MLS: 5 Quick Ways To Build Buzz

Wednesday, February 25, 2009 | View Comments
It's a fairly obvious statement: MLS is desperate for a little love from the mainstream sports media. Nothing the league or its teams seem to do are enough to get on the map in the U.S., and it might just be about time for desperate measures.

To that end, I've cooked up a few ideas for how MLS can artificially get itself a little attention from all of the soccer-hating no-nothing caca-brains in this country.

1. Run an ad campaign declaring baseball "dead"

Okay, so this one might piss off a few people. Still, the juice is worth the squeeze if even a few ex-baseball fans open up their minds to soccer, or if the national media picks up the story (no matter their angle, though it's guaranteed to be negative). All is fair in love and war, and I'm of the opinion that it's time for MLS to fire up the Shermans and get all Patton-in-Sicily crazy. Of course soccer won't supplant baseball in the American sports consciousness, but any possible opportunity for publicity should be seized upon like it's the last bottle of Smithwick's at a frat party kegger. Grab that thing and enjoy it, because you know you'll be drinking Red Dog for the rest of the night.
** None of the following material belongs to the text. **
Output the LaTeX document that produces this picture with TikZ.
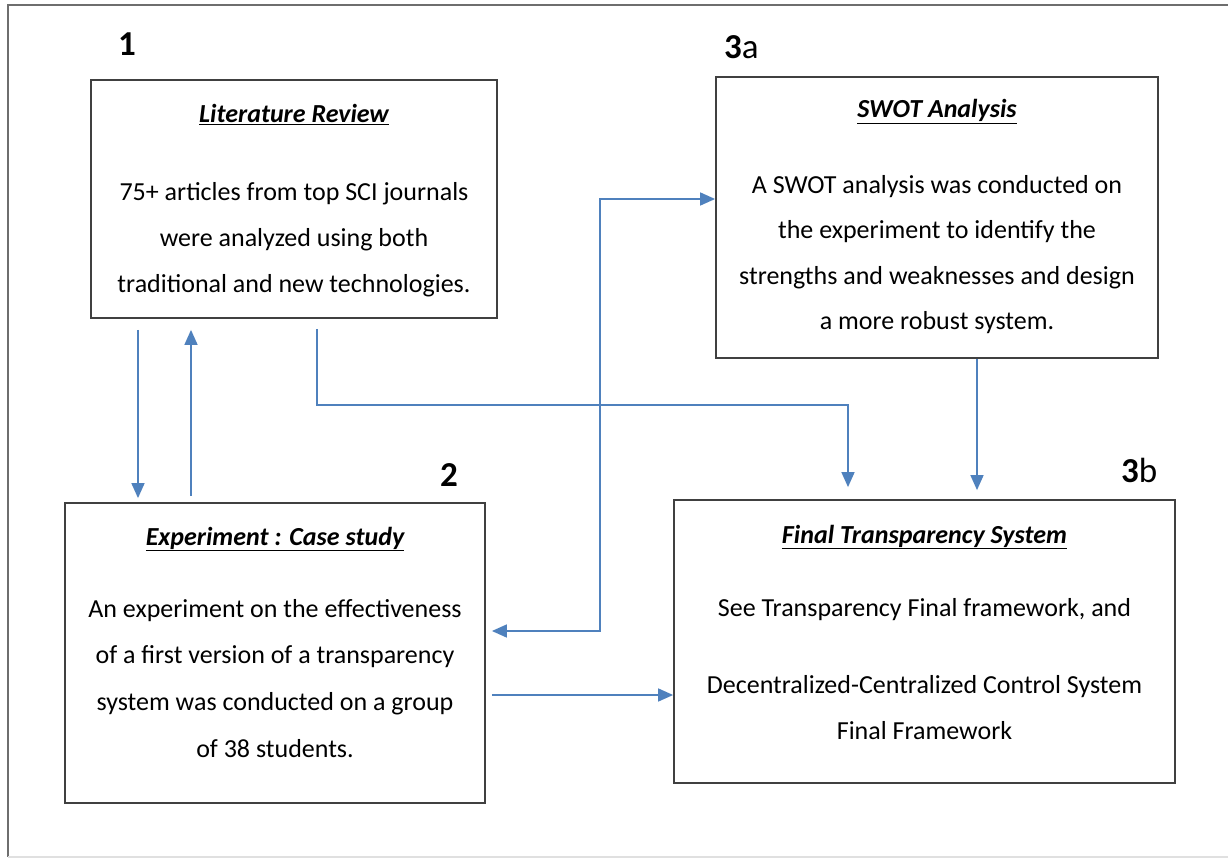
\documentclass[tikz,border=0pt]{standalone}
\usepackage{fontspec}
\setmainfont{Carlito}
\usetikzlibrary{arrows.meta,calc}
\definecolor{arrowblue}{RGB}{79,129,189}
\definecolor{boxgray}{RGB}{64,64,64}
\definecolor{framegray}{RGB}{110,110,110}
\newcommand{\firstln}{\rule{0pt}{22pt}}
\begin{document}
\begin{tikzpicture}[x=1pt,y=-1pt,
  boxnode/.style={draw=boxgray,line width=1.8pt,rectangle,inner sep=0pt},
  titletext/.style={font=\fontsize{26}{30}\selectfont\bfseries\itshape,inner sep=0pt,anchor=base},
  bodytext/.style={align=center,inner sep=0pt,anchor=north},
  numlabel/.style={font=\fontsize{35}{40}\selectfont,inner sep=0pt},
  flow/.style={draw=arrowblue,line width=1.6pt,-{Triangle[length=15pt,width=13pt]}},
  dflow/.style={draw=arrowblue,line width=1.6pt,{Triangle[length=15pt,width=13pt]}-{Triangle[length=15pt,width=13pt]}},
]
\useasboundingbox (0,0) rectangle (1228,858);
% outer frame
\draw[framegray,line width=2pt] (1240,5) -- (8,5) -- (8,857);
\draw[black!12,line width=1.2pt] (8,857) -- (1240,857);

% boxes
\node[boxnode,minimum width=406pt,minimum height=238pt] (lit) at (294,199) {};
\node[boxnode,minimum width=442pt,minimum height=281pt] (swot) at (937,217.5) {};
\node[boxnode,minimum width=420pt,minimum height=300pt] (exp) at (275,653) {};
\node[boxnode,minimum width=501pt,minimum height=283pt] (fin) at (924.5,641.5) {};

% number labels
\node[numlabel,anchor=base] (n1) at (127,56) {\textbf{1}};
\node[numlabel,anchor=base west] (n3a) at (724,59) {\textbf{3}a};
\node[numlabel,anchor=base] (n2) at (449,486) {\textbf{2}};
\node[numlabel,anchor=base west] (n3b) at (1121,482) {\textbf{3}b};

% titles
\node[titletext] (littitle) at (294,123) {\underline{Literature Review}};
\node[titletext] (swottitle) at (937,118) {\underline{SWOT Analysis}};
\node[titletext] (exptitle) at (275,545) {\underline{Experiment : Case study}};
\node[titletext] (fintitle) at (924.5,543) {\underline{Final Transparency System}};

% body texts
\node[bodytext,font=\fontsize{26}{46}\selectfont] (litbody) at (294,178)
  {\firstln 75+ articles from top SCI journals\\ were analyzed using both\\ traditional and new technologies.};
\node[bodytext,font=\fontsize{26}{45.5}\selectfont] (swotbody) at (937,171)
  {\firstln A SWOT analysis was conducted on\\ the experiment to identify the\\ strengths and weaknesses and design\\ a more robust system.};
\node[bodytext,font=\fontsize{26}{46.7}\selectfont] (expbody) at (275,595)
  {\firstln An experiment on the effectiveness\\ of a first version of a transparency\\ system was conducted on a group\\ of 38 students.};
\node[bodytext,font=\fontsize{26}{46}\selectfont] (finbody) at (924.5,594)
  {\firstln See Transparency Final framework, and\\[31pt] Decentralized-Centralized Control System\\ Final Framework};

% helper coordinates
\coordinate (xdown) at (138,0);
\coordinate (xup) at (191,0);
\coordinate (xL) at (317,0);
\coordinate (bendA) at (848,405);
\coordinate (xS) at (977,0);
\coordinate (cD) at (600,631);
\coordinate (cE) at (600,199);
\coordinate (cF) at (0,695);

% connectors
\draw[flow,shorten <=11pt,shorten >=4pt] (lit.south -| xdown) -- (exp.north -| xdown);
\draw[flow,shorten <=6pt,shorten >=11pt] (exp.north -| xup) -- (lit.south -| xup);
\draw[flow,shorten <=10pt,shorten >=12pt] (lit.south -| xL) |- (bendA) -- (fin.north -| bendA);
\draw[flow,shorten >=9pt] (swot.south -| xS) -- (fin.north -| xS);
\draw[dflow,shorten <=6pt] (exp.east |- cD) -- (cD) -- (cE) -- (swot.west |- cE);
\draw[flow,shorten <=6pt] (exp.east |- cF) -- (fin.west |- cF);
\end{tikzpicture}
\end{document}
2. Create a massive bonus for cup winners

The U.S. Open Cup stinks. In it's current format, and with fixture congestion always an issue, MLS teams have treated the competition like reserve league. Though the idea might be a non-starter in the current economy, the creation of a sizable bonus for the MLS clubs involved could jump start things; add in a salary cap exception for the dollars awarded, and now we're talking. If your team had the opportunity to increase the money available for talent by $250k or so (random number), wouldn't you want them to go all out for the trophy?

3. Give supporters' groups the bully pulpit

The future of MLS is young, male, and possibly a little tipsy. There's nothing wrong with alcohol at a sporting event; that's why you pay security (I'm half-kidding). Short of validating any violent hooligan wannabes, the league should let their best supporters' groups speak for themselves. Buy a little time on ESPN or FSC and throw Barra Brava, the Riot Squad, the Nordecke rowdies, or any of a number of others into the spotlight. There is nothing in American sports like the nuts that make up soccer supporters' groups, and their passion might just rub off on some of the unconverted.

4. Fill a stadium or two no matter what the cost

As we've recently seen in Montreal, a bit of creative marketing and some cut-rate ticket prices can go a long way towards packing in the fans. With just a little more pride-swallowing, MLS could find ways to fill large stadiums for a couple of big matches each season and create the kind of atmosphere so many American soccer fans want to see. Forget Beckham; the league should do what it takes to get 50,000 in RFK without any Golden Balls-took-his-shirt-off shenanigans. It can be done; they just need to find the way.

5. Give promotion/relegation a little lip service

It can't hurt, right? The soccer public constantly clamor for it, and while it's unlikely to be instituted in the modern sports environment with owners unwilling to risk lost revenue, there's nothing that says Garber can't drop a hint or two that the league is "discussing" the idea of promotion/relegation. Giant tease? Of course. But would it get some attention from Bristol? I'm guessing it would. A concept as foreign and unique as pro/rel in the U.S. might make the heads of Tony Kornheiser and Jim Rome explode in a glorious fountain of deep red idiotic-soccer-hater juice. And we're all for that, right?

Most of these ideas are way out there, I know. Still, it's out-of-the-box thinking that's needed when all of the conventional methods don't seem to work. With me? Or not?

Give me your ideas. The wackier the better, just try to keep them within the realm of possibility.